— start Records shown —

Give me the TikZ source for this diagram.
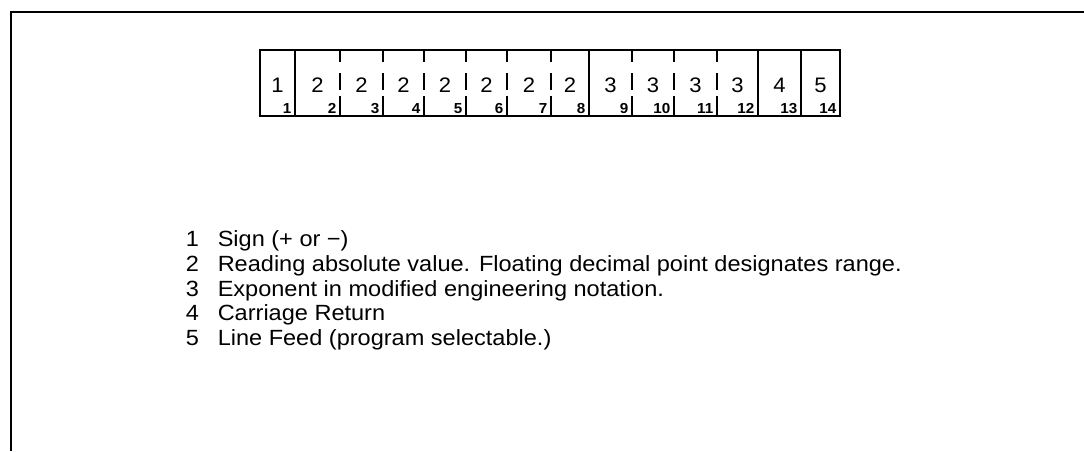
\documentclass[tikz,border=0pt]{standalone}
\usepackage{fontspec}
\usepackage{tikz}
\usetikzlibrary{arrows.meta}
\setmainfont{Liberation Sans}[FakeStretch=1.07]
\newfontfamily\cellfont{Liberation Sans}[FakeStretch=1.05]

\tikzset{
  digit/.style={font=\cellfont\fontsize{21}{21}\selectfont, inner sep=0pt, anchor=base},
  idx/.style={font=\cellfont\bfseries\fontsize{14.5}{14.5}\selectfont, inner sep=0pt, anchor=base east},
  keynum/.style={font=\fontsize{22}{24}\selectfont, inner sep=0pt, anchor=base west},
  keytext/.style={font=\fontsize{22}{24}\selectfont, inner sep=0pt, anchor=base west}
}

\begin{document}
\begin{tikzpicture}[>=Stealth, x=1pt, y=-1pt, line width=1.5pt]
\useasboundingbox (0,0) rectangle (1084,451);

\draw (10,12) -- (1084,12);
\draw (11,12) -- (11,451);

\begin{scope}
\draw[line width=1.7pt] (260,50) rectangle (840,116);
\foreach \x in {295,589,758,801}
  \draw (\x,50) -- (\x,116);
\foreach \x in {340,383,424,466,507,551,632,674,717}
  \draw (\x,50) -- (\x,62) (\x,73) -- (\x,90) (\x,96) -- (\x,116);
\foreach \l/\r/\g [count=\i] in {260/295/1,295/340/2,340/383/2,383/424/2,424/466/2,466/507/2,507/551/2,551/589/2,589/632/3,632/674/3,674/717/3,717/758/3,758/801/4,801/840/5}{
  \node[digit] (d\i) at ({(\l+\r)/2},92) {\g};
  \node[idx] (n\i) at (\r-3,113) {\i};
}
\end{scope}

\begin{scope}
\node[keynum] (k1) at (185,246) {1};
\node[keytext] (t1) at (217,246) {Sign (+ or −)};
\node[keynum] (k2) at (185,271) {2};
\node[keytext] (t2) at (217,271) {Reading absolute value. Floating decimal point designates range.};
\node[keynum] (k3) at (185,296) {3};
\node[keytext] (t3) at (217,296) {Exponent in modified engineering notation.};
\node[keynum] (k4) at (185,320) {4};
\node[keytext] (t4) at (217,320) {Carriage Return};
\node[keynum] (k5) at (185,345) {5};
\node[keytext] (t5) at (217,345) {Line Feed (program selectable.)};
\end{scope}
\end{tikzpicture}
\end{document}
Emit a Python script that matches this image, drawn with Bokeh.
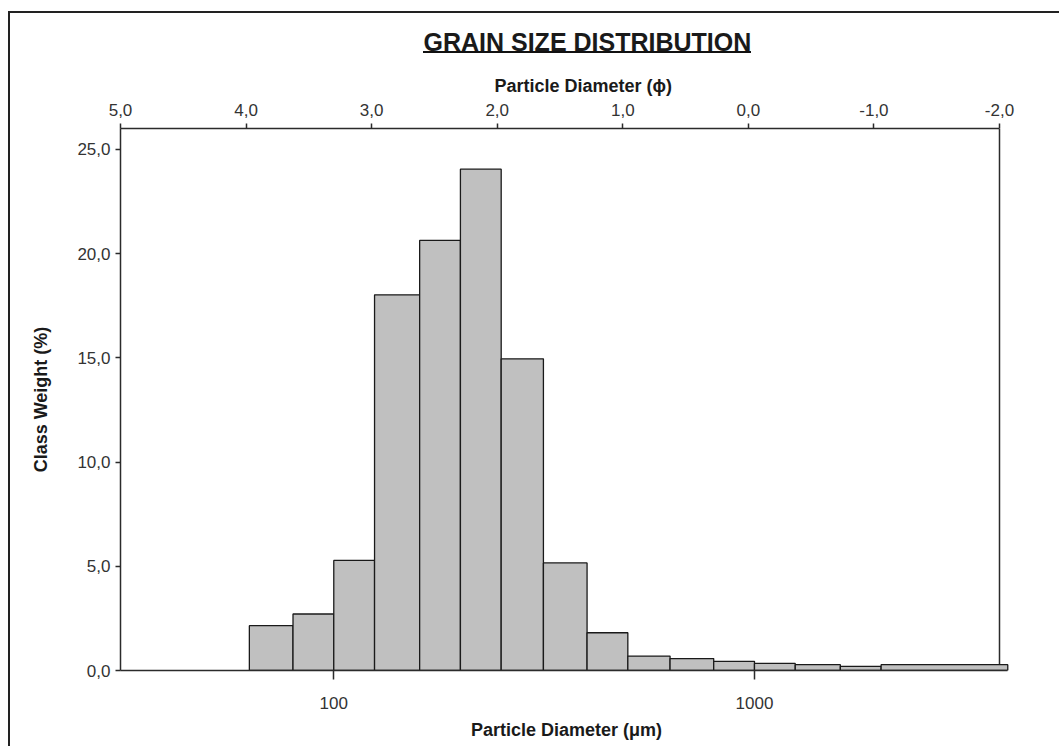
from bokeh.plotting import figure
from bokeh.models import Range1d, LinearAxis, LinearScale, FixedTicker, ColumnDataSource, Title
from bokeh.embed import file_html
from bokeh.resources import INLINE

# ---------------- data ----------------
sieve_edges_um = [63, 80, 100, 125, 160, 200, 250, 315, 400, 500, 630, 800,
                  1000, 1250, 1600, 2000, 4000]
class_weight_pct = [2.15, 2.71, 5.28, 18.02, 20.63, 24.05, 14.95, 5.16, 1.81,
                    0.69, 0.57, 0.44, 0.34, 0.28, 0.20, 0.28]
phi_ticks = [5, 4, 3, 2, 1, 0, -1, -2]
phi_tick_labels = ["5,0", "4,0", "3,0", "2,0", "1,0", "0,0", "-1,0", "-2,0"]
um_ticks = [100, 1000]
um_tick_labels = ["100", "1000"]
y_ticks = [0, 5, 10, 15, 20, 25]
y_tick_labels = ["0,0", "5,0", "10,0", "15,0", "20,0", "25,0"]

title_text = "GRAIN SIZE DISTRIBUTION"
phi_axis_label = "Particle Diameter (\u03d5)"
um_axis_label = "Particle Diameter (\u03bcm)"
y_axis_label = "Class Weight (%)"

# axis extents
um_range = (31.12, 4105)
phi_range = (5.0, -2.1035)
y_range = (0, 26)

FONT = "Liberation Sans"
TXT = "#1a1a1a"
TICK_TXT = "#333333"
AX = "#2b2b2b"
TICK_SIZE = "17px"
LABEL_SIZE = "18px"

src = ColumnDataSource(dict(
    left=sieve_edges_um[:-1],
    right=sieve_edges_um[1:],
    top=class_weight_pct,
    bottom=[0] * len(class_weight_pct),
))

p = figure(width=1059, height=746, x_axis_type="log",
           x_range=Range1d(*um_range), y_range=Range1d(*y_range),
           output_backend="svg", toolbar_location=None,
           min_border_left=120, min_border_right=47,
           min_border_top=128, min_border_bottom=76,
           title=title_text)

p.border_fill_color = None
p.background_fill_color = "white"
p.outline_line_color = None
p.xgrid.visible = False
p.ygrid.visible = False

# outer chart border + title underline painted as CSS behind the transparent canvas
p.styles = {
    "background-color": "white",
    "background-image": "linear-gradient(#222,#222), linear-gradient(#222,#222), linear-gradient(#111,#111)",
    "background-position": "8px 11px, 8px 11px, 423px 51px",
    "background-size": "2px 735px, 1051px 2px, 328px 2px",
    "background-repeat": "no-repeat",
}

# main title
p.title.text_font = FONT
p.title.text_font_size = "25px"
p.title.text_font_style = "bold"
p.title.text_color = TXT
p.title.align = "left"
p.title.offset = 303
p.title.standoff = 28

# bottom axis (um, log)
bx = p.xaxis[0]
bx.ticker = FixedTicker(ticks=um_ticks)
bx.major_label_overrides = dict(zip(um_ticks, um_tick_labels))
bx.bounds = (um_range[0], sieve_edges_um[-1])
bx.axis_label = um_axis_label
bx.axis_label_text_font = FONT
bx.axis_label_text_font_size = LABEL_SIZE
bx.axis_label_text_font_style = "bold"
bx.axis_label_text_color = TXT
bx.axis_label_standoff = 8
bx.major_label_text_font = FONT
bx.major_label_text_font_size = TICK_SIZE
bx.major_label_text_color = TICK_TXT
bx.major_label_standoff = 17
bx.major_tick_out = 9
bx.major_tick_in = 0
bx.minor_tick_line_color = None
bx.axis_line_color = AX
bx.axis_line_width = 1.5
bx.major_tick_line_color = AX
bx.major_tick_line_width = 1.5

# left axis
ly = p.yaxis[0]
ly.ticker = FixedTicker(ticks=y_ticks)
ly.major_label_overrides = dict(zip(y_ticks, y_tick_labels))
ly.axis_label = y_axis_label
ly.axis_label_text_font = FONT
ly.axis_label_text_font_size = LABEL_SIZE
ly.axis_label_text_font_style = "bold"
ly.axis_label_text_color = TXT
ly.axis_label_standoff = 23
ly.major_label_text_font = FONT
ly.major_label_text_font_size = TICK_SIZE
ly.major_label_text_color = TICK_TXT
ly.major_label_standoff = 5
ly.major_tick_out = 5
ly.major_tick_in = 0
ly.minor_tick_line_color = None
ly.axis_line_color = AX
ly.axis_line_width = 1.5
ly.major_tick_line_color = AX
ly.major_tick_line_width = 1.5

# top axis (phi, linear)
p.extra_x_ranges = {"phi": Range1d(*phi_range)}
p.extra_x_scales = {"phi": LinearScale()}
tx = LinearAxis(x_range_name="phi", ticker=FixedTicker(ticks=phi_ticks))
tx.major_label_overrides = dict(zip(phi_ticks, phi_tick_labels))
tx.bounds = (min(phi_ticks), max(phi_ticks))
tx.major_label_text_font = FONT
tx.major_label_text_font_size = TICK_SIZE
tx.major_label_text_color = TICK_TXT
tx.major_label_standoff = 8
tx.major_tick_out = 5
tx.major_tick_in = 0
tx.minor_tick_line_color = None
tx.axis_line_color = AX
tx.axis_line_width = 1.5
tx.major_tick_line_color = AX
tx.major_tick_line_width = 1.5
p.add_layout(tx, "above")

phi_title = Title(text=phi_axis_label, text_font=FONT, text_font_size=LABEL_SIZE,
                  text_font_style="bold", text_color=TXT, align="left",
                  offset=374, standoff=9)
p.add_layout(phi_title, "above")

# right frame line at phi = -2 (drawn beneath the bars)
p.segment(x0=[phi_ticks[-1]], x1=[phi_ticks[-1]], y0=[y_range[0]], y1=[y_range[1]],
          x_range_name="phi", line_color=AX, line_width=1.5, level="underlay")

# histogram bars
p.quad(left="left", right="right", top="top", bottom="bottom", source=src,
       fill_color="#c0c0c0", line_color="#1a1a1a", line_width=1.3)

open("out.html", "w").write(file_html(p, INLINE))
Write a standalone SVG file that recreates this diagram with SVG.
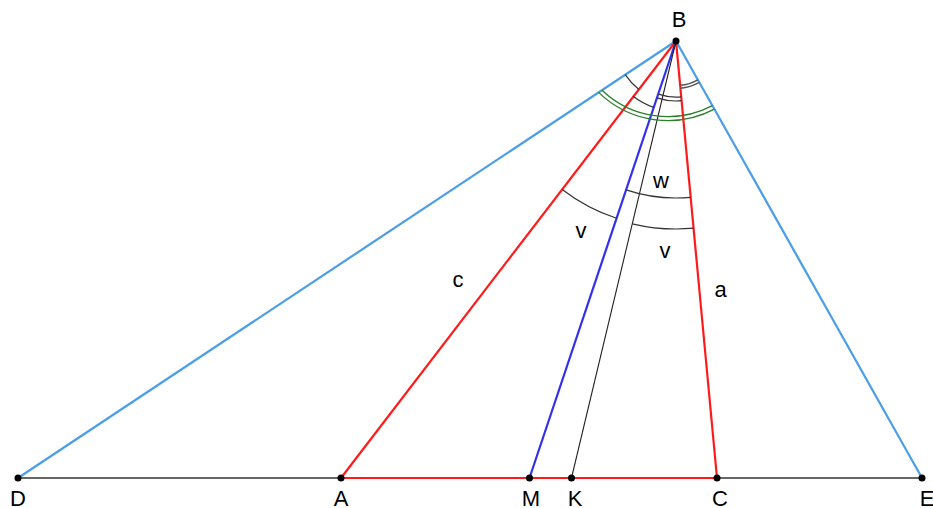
<svg xmlns="http://www.w3.org/2000/svg" width="933" height="508" viewBox="0 0 933 508">
<style>
text{font-family:"Liberation Sans",Arial,sans-serif;font-size:22px;fill:#000;text-anchor:middle}
.pt{fill:#000}
.base{stroke:#333;stroke-width:1.3;fill:none}
.red{stroke:#ff1a1a;stroke-width:2.2;fill:none}
.lblue{stroke:#4a9de8;stroke-width:2.2;fill:none}
.dblue{stroke:#3030ee;stroke-width:2.2;fill:none}
.thin{stroke:#222;stroke-width:1.1;fill:none}
.arc{stroke:#333;stroke-width:1.2;fill:none}
.garc{stroke:#2a7f2a;stroke-width:1.3;fill:none}
.gray{stroke:#555;stroke-width:1.4;fill:none}
</style>
<rect width="933" height="508" fill="#fff"/>
<g id="connectors">
<line class="base" x1="18" y1="478" x2="922" y2="478"/>
<line class="red" x1="341" y1="478" x2="717" y2="478"/>
<line class="lblue" x1="676" y1="41" x2="18" y2="478"/>
<line class="lblue" x1="676" y1="41" x2="922" y2="478"/>
<line class="red" x1="676" y1="41" x2="341" y2="478"/>
<line class="red" x1="676" y1="41" x2="717" y2="478"/>
<line class="dblue" x1="676" y1="41" x2="529.5" y2="478"/>
<line class="thin" x1="676" y1="41" x2="571.5" y2="478"/>
</g>
<g id="angles">
<path class="arc" d="M625.2,74.7 A61,61 0 0 0 638.9,89.4"/>
<path class="arc" d="M633.4,96.6 A70,70 0 0 0 653.7,107.4"/>
<path class="arc" d="M658.2,94.1 A56,56 0 0 0 681.2,96.8"/>
<path class="arc" d="M656.9,97.9 A60,60 0 0 0 681.6,100.7"/>
<path class="gray" d="M680.2,85.3 A44.5,44.5 0 0 0 697.8,79.8"/>
<path class="gray" d="M680.4,88.3 A47.5,47.5 0 0 0 699.3,82.4"/>
<path class="garc" d="M598.6,92.4 A99.6,99.6 0 0 0 714.4,109.2"/>
<path class="garc" d="M602.0,90.2 A95.6,95.6 0 0 0 712.4,105.7"/>
<path class="arc" d="M562.2,189.4 A187,187 0 0 0 616.6,218.3"/>
<path class="arc" d="M626.1,189.9 A157,157 0 0 0 690.7,197.3"/>
<path class="arc" d="M632.3,223.8 A188,188 0 0 0 693.6,228.2"/>
<text x="581" y="238">v</text>
<text x="665" y="258">v</text>
<text x="661" y="188">w</text>
</g>
<g id="segment-labels">
<text x="458" y="286.5">c</text>
<text x="720.5" y="296.5">a</text>
</g>
<g id="node-B"><circle class="pt" cx="676" cy="41" r="3.5"/><text x="679" y="27">B</text></g>
<g id="node-D"><circle class="pt" cx="18" cy="478" r="3.5"/><text x="18" y="506">D</text></g>
<g id="node-A"><circle class="pt" cx="341" cy="478" r="3.5"/><text x="341" y="506">A</text></g>
<g id="node-M"><circle class="pt" cx="529.5" cy="478" r="3.5"/><text x="531" y="506">M</text></g>
<g id="node-K"><circle class="pt" cx="571.5" cy="478" r="3.5"/><text x="575" y="506">K</text></g>
<g id="node-C"><circle class="pt" cx="717" cy="478" r="3.5"/><text x="720" y="506">C</text></g>
<g id="node-E"><circle class="pt" cx="922" cy="478" r="3.5"/><text x="927" y="506">E</text></g>
</svg>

— end Records shown —

Requirements
Copy each line above that contains the string "standalone".

Complete output
\documentclass[tikz,border=0pt]{standalone}
Write a standalone SVG file that recreates this diagram with SVG.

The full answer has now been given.